EXERCISE DATA —
>> Start

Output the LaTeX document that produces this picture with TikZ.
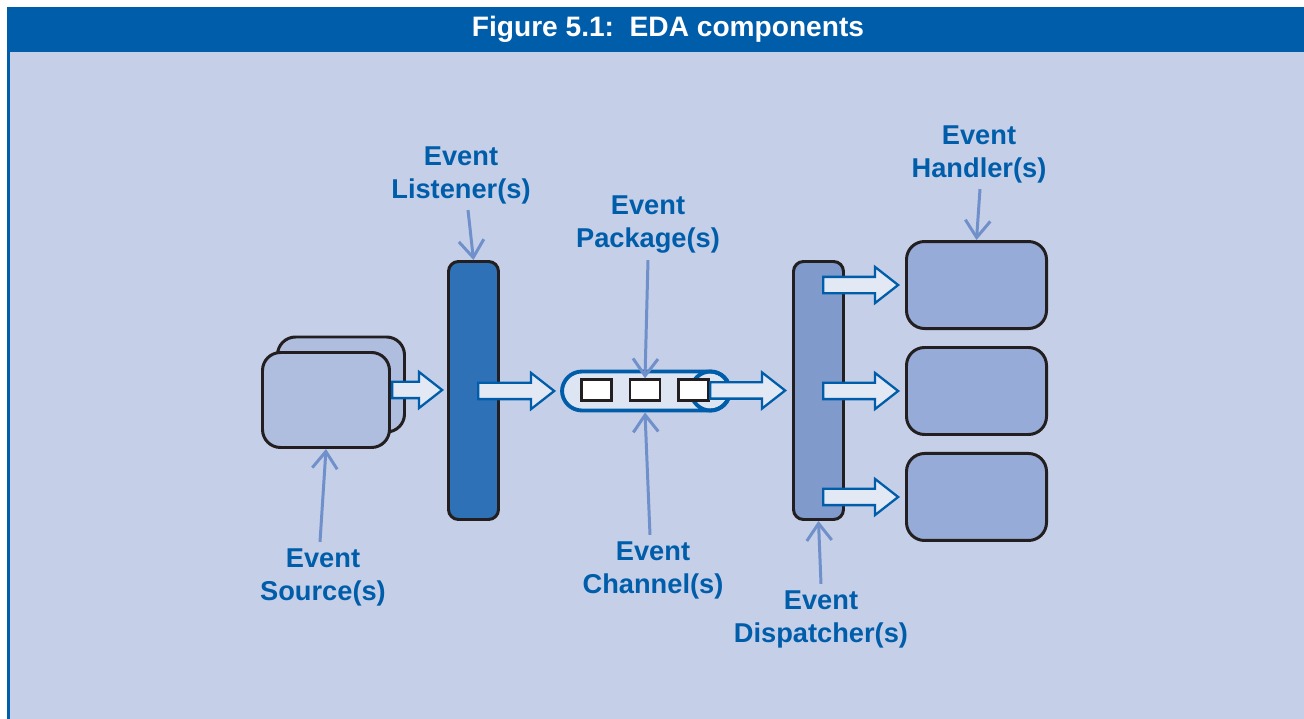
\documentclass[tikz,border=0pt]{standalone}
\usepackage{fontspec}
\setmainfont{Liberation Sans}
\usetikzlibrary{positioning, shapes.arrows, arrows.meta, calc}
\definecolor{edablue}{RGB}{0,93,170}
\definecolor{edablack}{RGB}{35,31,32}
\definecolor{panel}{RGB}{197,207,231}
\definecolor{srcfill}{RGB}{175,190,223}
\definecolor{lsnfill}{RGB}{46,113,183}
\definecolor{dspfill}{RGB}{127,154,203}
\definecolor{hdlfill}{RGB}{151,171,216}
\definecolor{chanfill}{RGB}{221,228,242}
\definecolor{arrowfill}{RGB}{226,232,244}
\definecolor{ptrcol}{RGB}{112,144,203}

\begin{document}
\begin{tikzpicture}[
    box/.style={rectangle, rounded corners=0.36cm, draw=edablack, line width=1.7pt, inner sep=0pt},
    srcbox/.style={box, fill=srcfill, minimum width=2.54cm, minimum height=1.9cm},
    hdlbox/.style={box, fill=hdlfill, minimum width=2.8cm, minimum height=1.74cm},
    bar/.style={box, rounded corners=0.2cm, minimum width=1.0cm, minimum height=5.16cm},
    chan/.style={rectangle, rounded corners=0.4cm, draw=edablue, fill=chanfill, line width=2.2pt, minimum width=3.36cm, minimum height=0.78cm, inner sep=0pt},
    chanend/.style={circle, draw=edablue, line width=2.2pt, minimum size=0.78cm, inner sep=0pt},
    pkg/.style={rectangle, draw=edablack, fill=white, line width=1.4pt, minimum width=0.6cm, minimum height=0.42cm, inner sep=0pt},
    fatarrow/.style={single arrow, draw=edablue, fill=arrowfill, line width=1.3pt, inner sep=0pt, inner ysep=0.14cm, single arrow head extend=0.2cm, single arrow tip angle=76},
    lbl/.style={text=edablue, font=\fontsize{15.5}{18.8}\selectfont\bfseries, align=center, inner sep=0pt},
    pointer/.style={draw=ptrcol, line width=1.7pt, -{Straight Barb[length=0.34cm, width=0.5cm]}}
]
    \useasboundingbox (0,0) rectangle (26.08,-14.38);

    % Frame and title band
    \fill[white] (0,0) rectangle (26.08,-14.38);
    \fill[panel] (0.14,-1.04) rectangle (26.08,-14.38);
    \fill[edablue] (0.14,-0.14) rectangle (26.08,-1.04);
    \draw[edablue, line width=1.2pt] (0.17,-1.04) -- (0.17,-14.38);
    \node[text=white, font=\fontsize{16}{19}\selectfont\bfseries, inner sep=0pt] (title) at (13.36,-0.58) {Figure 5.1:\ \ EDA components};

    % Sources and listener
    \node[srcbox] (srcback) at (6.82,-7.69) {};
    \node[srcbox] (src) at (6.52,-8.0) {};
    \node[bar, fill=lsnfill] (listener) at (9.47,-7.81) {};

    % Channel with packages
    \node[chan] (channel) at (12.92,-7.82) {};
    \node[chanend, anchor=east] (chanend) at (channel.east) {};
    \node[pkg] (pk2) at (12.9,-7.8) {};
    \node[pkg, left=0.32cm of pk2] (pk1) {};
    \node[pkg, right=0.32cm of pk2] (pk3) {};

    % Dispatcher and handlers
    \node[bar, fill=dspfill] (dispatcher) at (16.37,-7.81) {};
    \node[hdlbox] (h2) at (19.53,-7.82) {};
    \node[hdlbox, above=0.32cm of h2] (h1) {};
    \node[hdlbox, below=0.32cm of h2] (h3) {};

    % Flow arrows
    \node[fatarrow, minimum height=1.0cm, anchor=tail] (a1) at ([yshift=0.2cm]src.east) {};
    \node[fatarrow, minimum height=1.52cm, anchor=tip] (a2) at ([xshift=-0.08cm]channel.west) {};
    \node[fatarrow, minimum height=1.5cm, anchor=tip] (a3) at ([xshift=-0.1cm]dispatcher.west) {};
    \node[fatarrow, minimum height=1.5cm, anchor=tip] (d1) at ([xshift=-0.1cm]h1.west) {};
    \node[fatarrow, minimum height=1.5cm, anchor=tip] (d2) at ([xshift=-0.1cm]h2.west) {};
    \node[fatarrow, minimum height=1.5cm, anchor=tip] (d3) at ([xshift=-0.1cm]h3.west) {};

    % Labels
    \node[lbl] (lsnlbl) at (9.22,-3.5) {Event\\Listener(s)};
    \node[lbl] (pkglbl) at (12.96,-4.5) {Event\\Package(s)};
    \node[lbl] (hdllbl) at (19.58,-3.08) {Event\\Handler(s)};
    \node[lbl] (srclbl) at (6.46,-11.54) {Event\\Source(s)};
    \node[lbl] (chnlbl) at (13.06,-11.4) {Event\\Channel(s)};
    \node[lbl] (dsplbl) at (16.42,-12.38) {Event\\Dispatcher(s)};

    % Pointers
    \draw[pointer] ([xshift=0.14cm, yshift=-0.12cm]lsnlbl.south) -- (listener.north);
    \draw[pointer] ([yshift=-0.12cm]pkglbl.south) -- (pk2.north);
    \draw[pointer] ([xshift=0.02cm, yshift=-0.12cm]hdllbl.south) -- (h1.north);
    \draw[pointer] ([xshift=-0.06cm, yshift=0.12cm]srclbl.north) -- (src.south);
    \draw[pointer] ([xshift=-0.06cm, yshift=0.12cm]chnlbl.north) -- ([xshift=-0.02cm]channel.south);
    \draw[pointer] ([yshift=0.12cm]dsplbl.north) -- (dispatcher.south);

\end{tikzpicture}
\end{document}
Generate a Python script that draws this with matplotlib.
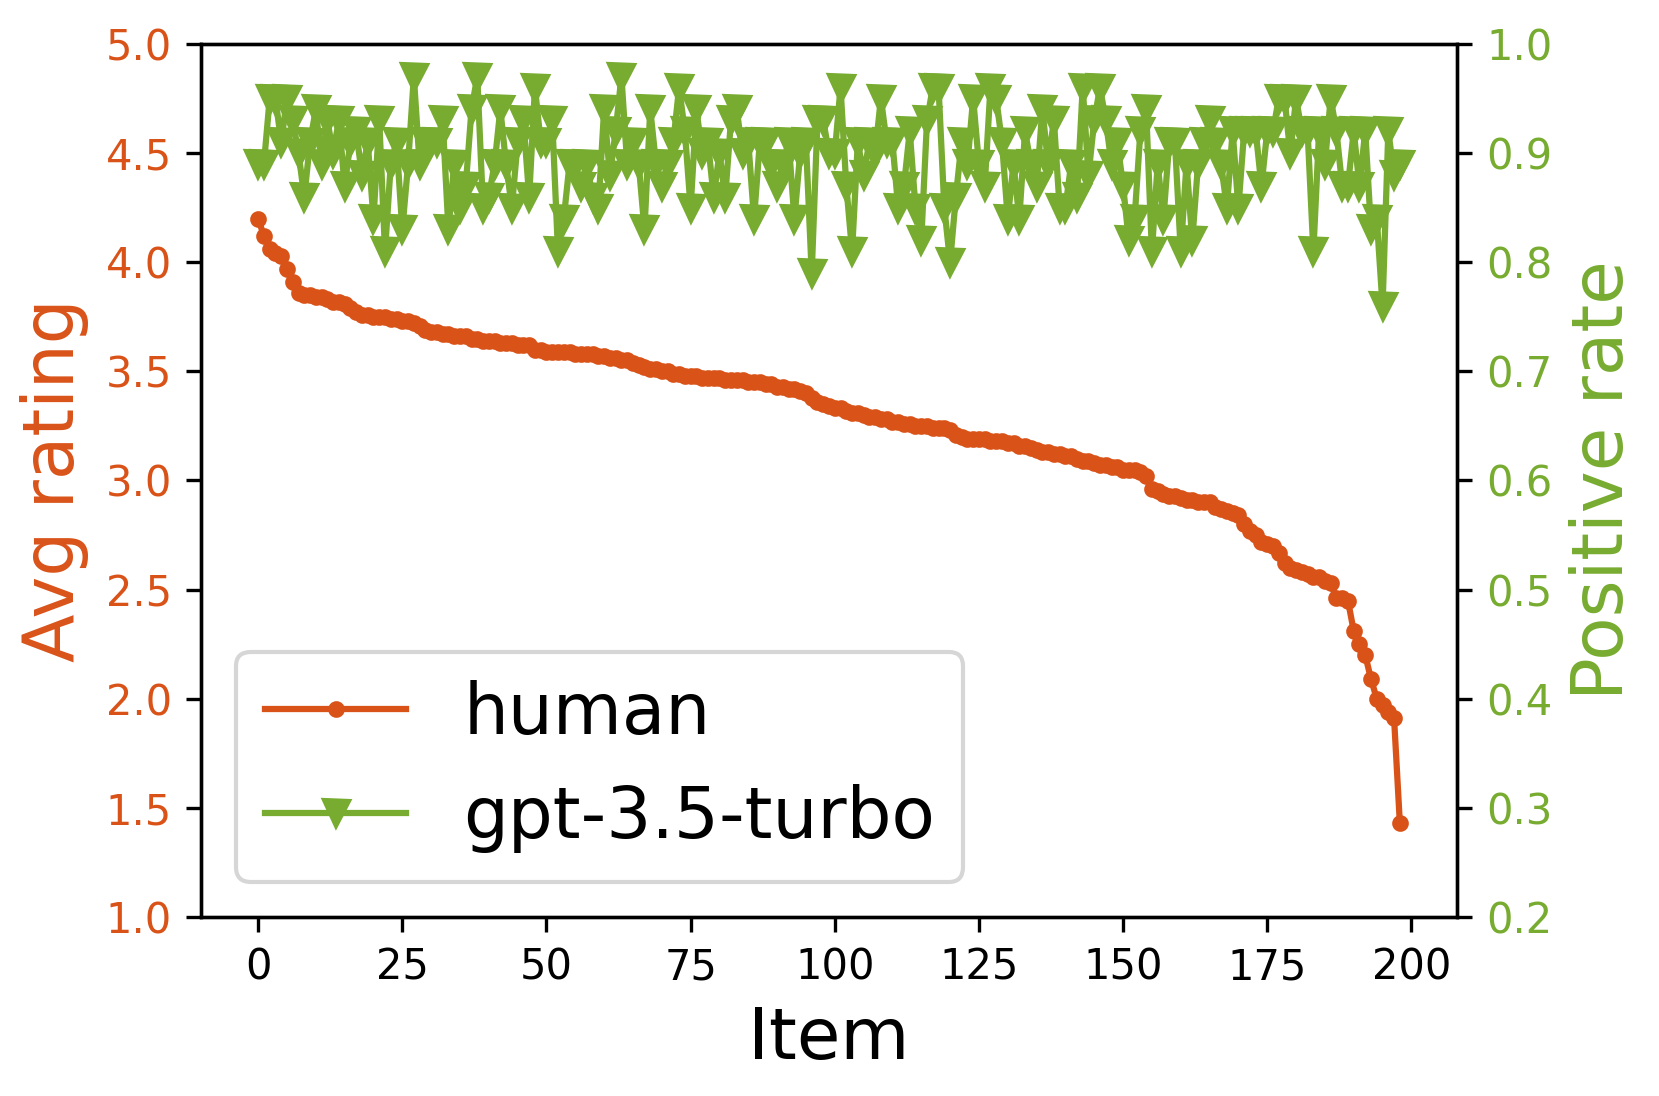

>> End

Reproduce the data verbatim. Do not carry any picture into the copy.

Output the LaTeX document that produces this picture with TikZ.
\documentclass[tikz,border=0pt]{standalone}
\usepackage{fontspec}
\setmainfont{Liberation Sans}
\usetikzlibrary{positioning, shapes.arrows, arrows.meta, calc}
\definecolor{edablue}{RGB}{0,93,170}
\definecolor{edablack}{RGB}{35,31,32}
\definecolor{panel}{RGB}{197,207,231}
\definecolor{srcfill}{RGB}{175,190,223}
\definecolor{lsnfill}{RGB}{46,113,183}
\definecolor{dspfill}{RGB}{127,154,203}
\definecolor{hdlfill}{RGB}{151,171,216}
\definecolor{chanfill}{RGB}{221,228,242}
\definecolor{arrowfill}{RGB}{226,232,244}
\definecolor{ptrcol}{RGB}{112,144,203}

\begin{document}
\begin{tikzpicture}[
    box/.style={rectangle, rounded corners=0.36cm, draw=edablack, line width=1.7pt, inner sep=0pt},
    srcbox/.style={box, fill=srcfill, minimum width=2.54cm, minimum height=1.9cm},
    hdlbox/.style={box, fill=hdlfill, minimum width=2.8cm, minimum height=1.74cm},
    bar/.style={box, rounded corners=0.2cm, minimum width=1.0cm, minimum height=5.16cm},
    chan/.style={rectangle, rounded corners=0.4cm, draw=edablue, fill=chanfill, line width=2.2pt, minimum width=3.36cm, minimum height=0.78cm, inner sep=0pt},
    chanend/.style={circle, draw=edablue, line width=2.2pt, minimum size=0.78cm, inner sep=0pt},
    pkg/.style={rectangle, draw=edablack, fill=white, line width=1.4pt, minimum width=0.6cm, minimum height=0.42cm, inner sep=0pt},
    fatarrow/.style={single arrow, draw=edablue, fill=arrowfill, line width=1.3pt, inner sep=0pt, inner ysep=0.14cm, single arrow head extend=0.2cm, single arrow tip angle=76},
    lbl/.style={text=edablue, font=\fontsize{15.5}{18.8}\selectfont\bfseries, align=center, inner sep=0pt},
    pointer/.style={draw=ptrcol, line width=1.7pt, -{Straight Barb[length=0.34cm, width=0.5cm]}}
]
    \useasboundingbox (0,0) rectangle (26.08,-14.38);

    % Frame and title band
    \fill[white] (0,0) rectangle (26.08,-14.38);
    \fill[panel] (0.14,-1.04) rectangle (26.08,-14.38);
    \fill[edablue] (0.14,-0.14) rectangle (26.08,-1.04);
    \draw[edablue, line width=1.2pt] (0.17,-1.04) -- (0.17,-14.38);
    \node[text=white, font=\fontsize{16}{19}\selectfont\bfseries, inner sep=0pt] (title) at (13.36,-0.58) {Figure 5.1:\ \ EDA components};

    % Sources and listener
    \node[srcbox] (srcback) at (6.82,-7.69) {};
    \node[srcbox] (src) at (6.52,-8.0) {};
    \node[bar, fill=lsnfill] (listener) at (9.47,-7.81) {};

    % Channel with packages
    \node[chan] (channel) at (12.92,-7.82) {};
    \node[chanend, anchor=east] (chanend) at (channel.east) {};
    \node[pkg] (pk2) at (12.9,-7.8) {};
    \node[pkg, left=0.32cm of pk2] (pk1) {};
    \node[pkg, right=0.32cm of pk2] (pk3) {};

    % Dispatcher and handlers
    \node[bar, fill=dspfill] (dispatcher) at (16.37,-7.81) {};
    \node[hdlbox] (h2) at (19.53,-7.82) {};
    \node[hdlbox, above=0.32cm of h2] (h1) {};
    \node[hdlbox, below=0.32cm of h2] (h3) {};

    % Flow arrows
    \node[fatarrow, minimum height=1.0cm, anchor=tail] (a1) at ([yshift=0.2cm]src.east) {};
    \node[fatarrow, minimum height=1.52cm, anchor=tip] (a2) at ([xshift=-0.08cm]channel.west) {};
    \node[fatarrow, minimum height=1.5cm, anchor=tip] (a3) at ([xshift=-0.1cm]dispatcher.west) {};
    \node[fatarrow, minimum height=1.5cm, anchor=tip] (d1) at ([xshift=-0.1cm]h1.west) {};
    \node[fatarrow, minimum height=1.5cm, anchor=tip] (d2) at ([xshift=-0.1cm]h2.west) {};
    \node[fatarrow, minimum height=1.5cm, anchor=tip] (d3) at ([xshift=-0.1cm]h3.west) {};

    % Labels
    \node[lbl] (lsnlbl) at (9.22,-3.5) {Event\\Listener(s)};
    \node[lbl] (pkglbl) at (12.96,-4.5) {Event\\Package(s)};
    \node[lbl] (hdllbl) at (19.58,-3.08) {Event\\Handler(s)};
    \node[lbl] (srclbl) at (6.46,-11.54) {Event\\Source(s)};
    \node[lbl] (chnlbl) at (13.06,-11.4) {Event\\Channel(s)};
    \node[lbl] (dsplbl) at (16.42,-12.38) {Event\\Dispatcher(s)};

    % Pointers
    \draw[pointer] ([xshift=0.14cm, yshift=-0.12cm]lsnlbl.south) -- (listener.north);
    \draw[pointer] ([yshift=-0.12cm]pkglbl.south) -- (pk2.north);
    \draw[pointer] ([xshift=0.02cm, yshift=-0.12cm]hdllbl.south) -- (h1.north);
    \draw[pointer] ([xshift=-0.06cm, yshift=0.12cm]srclbl.north) -- (src.south);
    \draw[pointer] ([xshift=-0.06cm, yshift=0.12cm]chnlbl.north) -- ([xshift=-0.02cm]channel.south);
    \draw[pointer] ([yshift=0.12cm]dsplbl.north) -- (dispatcher.south);

\end{tikzpicture}
\end{document}
Generate a Python script that draws this with matplotlib.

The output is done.